>>>>
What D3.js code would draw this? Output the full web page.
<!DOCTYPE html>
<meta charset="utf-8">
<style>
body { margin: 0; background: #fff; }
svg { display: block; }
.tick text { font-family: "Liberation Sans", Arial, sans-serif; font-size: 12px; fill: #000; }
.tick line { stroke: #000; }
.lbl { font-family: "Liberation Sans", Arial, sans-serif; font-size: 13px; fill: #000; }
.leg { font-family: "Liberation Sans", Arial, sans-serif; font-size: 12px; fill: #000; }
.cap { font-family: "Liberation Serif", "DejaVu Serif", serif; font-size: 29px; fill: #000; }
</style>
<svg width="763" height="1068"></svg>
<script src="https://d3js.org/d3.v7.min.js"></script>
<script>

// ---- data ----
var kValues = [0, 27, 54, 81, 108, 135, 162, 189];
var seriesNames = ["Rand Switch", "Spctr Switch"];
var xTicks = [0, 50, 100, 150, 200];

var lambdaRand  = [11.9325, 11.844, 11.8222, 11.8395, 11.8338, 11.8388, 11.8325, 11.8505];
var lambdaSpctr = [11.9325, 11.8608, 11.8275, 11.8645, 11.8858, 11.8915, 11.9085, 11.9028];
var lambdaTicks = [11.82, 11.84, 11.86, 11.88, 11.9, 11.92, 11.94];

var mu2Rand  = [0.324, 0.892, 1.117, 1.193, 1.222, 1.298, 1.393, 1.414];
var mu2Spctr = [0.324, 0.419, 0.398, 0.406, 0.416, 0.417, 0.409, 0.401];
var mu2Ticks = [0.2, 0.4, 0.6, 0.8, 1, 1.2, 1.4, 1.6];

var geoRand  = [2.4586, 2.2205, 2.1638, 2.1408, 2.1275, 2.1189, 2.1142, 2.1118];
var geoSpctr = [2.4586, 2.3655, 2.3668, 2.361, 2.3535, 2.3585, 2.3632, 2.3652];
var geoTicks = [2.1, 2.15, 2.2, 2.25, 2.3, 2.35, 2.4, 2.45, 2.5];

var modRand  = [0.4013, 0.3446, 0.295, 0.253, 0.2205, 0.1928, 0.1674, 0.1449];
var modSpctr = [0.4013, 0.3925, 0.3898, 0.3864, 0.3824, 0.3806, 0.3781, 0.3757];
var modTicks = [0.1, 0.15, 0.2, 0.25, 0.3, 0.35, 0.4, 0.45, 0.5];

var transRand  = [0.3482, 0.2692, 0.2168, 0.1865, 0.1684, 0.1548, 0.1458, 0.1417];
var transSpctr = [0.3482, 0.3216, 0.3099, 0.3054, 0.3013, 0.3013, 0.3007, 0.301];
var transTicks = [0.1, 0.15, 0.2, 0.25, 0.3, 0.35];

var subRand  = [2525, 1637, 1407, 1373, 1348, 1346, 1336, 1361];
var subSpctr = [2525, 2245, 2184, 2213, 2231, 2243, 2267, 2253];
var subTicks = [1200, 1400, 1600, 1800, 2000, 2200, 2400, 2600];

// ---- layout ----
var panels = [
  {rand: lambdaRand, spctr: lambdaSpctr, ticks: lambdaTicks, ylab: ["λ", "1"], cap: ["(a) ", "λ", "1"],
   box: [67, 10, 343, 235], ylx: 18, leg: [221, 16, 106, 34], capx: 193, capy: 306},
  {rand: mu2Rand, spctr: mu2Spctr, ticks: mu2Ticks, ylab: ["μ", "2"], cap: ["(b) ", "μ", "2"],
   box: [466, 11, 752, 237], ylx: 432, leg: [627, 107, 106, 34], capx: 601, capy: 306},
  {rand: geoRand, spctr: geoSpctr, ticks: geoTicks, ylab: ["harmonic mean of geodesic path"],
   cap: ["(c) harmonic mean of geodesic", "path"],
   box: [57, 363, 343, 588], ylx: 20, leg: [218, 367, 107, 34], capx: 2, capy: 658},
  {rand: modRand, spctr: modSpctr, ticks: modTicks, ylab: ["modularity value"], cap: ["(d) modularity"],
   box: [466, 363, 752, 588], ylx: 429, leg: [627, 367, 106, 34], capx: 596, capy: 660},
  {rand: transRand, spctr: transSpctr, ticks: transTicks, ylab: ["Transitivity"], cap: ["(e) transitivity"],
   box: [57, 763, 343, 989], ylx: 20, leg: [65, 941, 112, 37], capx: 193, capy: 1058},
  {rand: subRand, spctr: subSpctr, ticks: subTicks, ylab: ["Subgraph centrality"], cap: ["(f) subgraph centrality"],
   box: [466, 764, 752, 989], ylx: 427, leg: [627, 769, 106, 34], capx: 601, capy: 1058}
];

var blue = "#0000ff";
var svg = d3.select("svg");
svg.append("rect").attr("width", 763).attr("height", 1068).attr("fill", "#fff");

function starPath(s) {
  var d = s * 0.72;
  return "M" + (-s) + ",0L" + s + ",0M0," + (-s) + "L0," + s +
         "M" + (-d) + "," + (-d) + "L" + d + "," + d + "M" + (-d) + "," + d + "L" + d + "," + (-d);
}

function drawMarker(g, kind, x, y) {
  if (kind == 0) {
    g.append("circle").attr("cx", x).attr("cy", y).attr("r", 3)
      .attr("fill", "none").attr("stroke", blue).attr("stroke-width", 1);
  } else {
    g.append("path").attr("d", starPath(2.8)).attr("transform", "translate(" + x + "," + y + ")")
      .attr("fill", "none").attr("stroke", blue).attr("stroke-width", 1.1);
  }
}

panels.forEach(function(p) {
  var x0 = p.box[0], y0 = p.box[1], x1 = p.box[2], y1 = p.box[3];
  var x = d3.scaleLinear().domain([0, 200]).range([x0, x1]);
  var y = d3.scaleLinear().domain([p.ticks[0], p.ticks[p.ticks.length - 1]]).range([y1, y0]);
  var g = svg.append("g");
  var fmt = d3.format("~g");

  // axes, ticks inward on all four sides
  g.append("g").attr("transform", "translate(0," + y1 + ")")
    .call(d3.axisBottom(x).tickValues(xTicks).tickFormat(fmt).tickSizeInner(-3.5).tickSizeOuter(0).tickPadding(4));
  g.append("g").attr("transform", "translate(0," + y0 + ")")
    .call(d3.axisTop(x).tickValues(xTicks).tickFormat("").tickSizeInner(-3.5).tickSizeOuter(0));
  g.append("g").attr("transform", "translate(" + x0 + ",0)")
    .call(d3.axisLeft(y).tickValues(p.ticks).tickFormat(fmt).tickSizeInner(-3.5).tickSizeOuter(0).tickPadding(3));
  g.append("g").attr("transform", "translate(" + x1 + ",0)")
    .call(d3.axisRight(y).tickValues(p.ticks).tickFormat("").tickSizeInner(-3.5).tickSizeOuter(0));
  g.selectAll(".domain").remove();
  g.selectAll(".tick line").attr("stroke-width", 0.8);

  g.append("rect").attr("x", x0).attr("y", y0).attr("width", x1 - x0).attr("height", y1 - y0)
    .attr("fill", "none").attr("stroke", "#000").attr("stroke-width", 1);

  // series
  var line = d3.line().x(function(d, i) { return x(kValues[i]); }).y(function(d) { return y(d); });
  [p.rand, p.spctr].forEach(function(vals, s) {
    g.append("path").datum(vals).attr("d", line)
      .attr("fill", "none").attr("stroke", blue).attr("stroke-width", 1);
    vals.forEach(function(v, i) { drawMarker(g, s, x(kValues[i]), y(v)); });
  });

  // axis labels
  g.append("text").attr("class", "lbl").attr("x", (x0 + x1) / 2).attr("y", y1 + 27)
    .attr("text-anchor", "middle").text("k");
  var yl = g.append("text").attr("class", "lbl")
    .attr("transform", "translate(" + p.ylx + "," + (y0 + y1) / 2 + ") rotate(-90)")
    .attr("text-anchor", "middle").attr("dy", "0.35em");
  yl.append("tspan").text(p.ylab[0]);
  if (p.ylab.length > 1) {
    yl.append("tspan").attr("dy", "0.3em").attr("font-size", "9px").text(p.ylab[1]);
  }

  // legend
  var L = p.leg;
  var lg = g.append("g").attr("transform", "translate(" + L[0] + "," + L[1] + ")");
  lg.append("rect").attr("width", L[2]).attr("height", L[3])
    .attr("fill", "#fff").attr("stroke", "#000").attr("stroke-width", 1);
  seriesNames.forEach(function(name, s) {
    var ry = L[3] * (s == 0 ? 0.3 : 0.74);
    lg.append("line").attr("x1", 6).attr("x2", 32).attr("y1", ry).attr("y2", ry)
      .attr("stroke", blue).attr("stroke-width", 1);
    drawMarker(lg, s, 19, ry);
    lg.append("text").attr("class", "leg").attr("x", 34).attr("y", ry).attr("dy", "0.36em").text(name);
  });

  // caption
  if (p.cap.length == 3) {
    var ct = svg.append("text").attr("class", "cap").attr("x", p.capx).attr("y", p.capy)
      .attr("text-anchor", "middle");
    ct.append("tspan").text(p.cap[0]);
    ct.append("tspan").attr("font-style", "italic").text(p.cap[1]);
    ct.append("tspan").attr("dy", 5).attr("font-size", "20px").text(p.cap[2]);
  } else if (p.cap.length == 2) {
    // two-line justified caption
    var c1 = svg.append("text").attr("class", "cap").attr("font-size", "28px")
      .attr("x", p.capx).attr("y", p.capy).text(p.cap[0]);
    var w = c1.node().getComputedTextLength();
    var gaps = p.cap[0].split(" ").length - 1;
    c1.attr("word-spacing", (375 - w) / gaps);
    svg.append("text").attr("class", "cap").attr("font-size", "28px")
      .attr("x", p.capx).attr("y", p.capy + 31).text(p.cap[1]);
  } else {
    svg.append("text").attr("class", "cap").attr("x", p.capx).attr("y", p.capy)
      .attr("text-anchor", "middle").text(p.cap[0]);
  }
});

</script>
<<<<
● Description of the task:
Quote only the stretch of lines that starts the data above and ends with the line containing "var xTicks = [0, 50, 100, 150, 200];", both included.

● Task result:
What D3.js code would draw this? Output the full web page.
<!DOCTYPE html>
<meta charset="utf-8">
<style>
body { margin: 0; background: #fff; }
svg { display: block; }
.tick text { font-family: "Liberation Sans", Arial, sans-serif; font-size: 12px; fill: #000; }
.tick line { stroke: #000; }
.lbl { font-family: "Liberation Sans", Arial, sans-serif; font-size: 13px; fill: #000; }
.leg { font-family: "Liberation Sans", Arial, sans-serif; font-size: 12px; fill: #000; }
.cap { font-family: "Liberation Serif", "DejaVu Serif", serif; font-size: 29px; fill: #000; }
</style>
<svg width="763" height="1068"></svg>
<script src="https://d3js.org/d3.v7.min.js"></script>
<script>

// ---- data ----
var kValues = [0, 27, 54, 81, 108, 135, 162, 189];
var seriesNames = ["Rand Switch", "Spctr Switch"];
var xTicks = [0, 50, 100, 150, 200];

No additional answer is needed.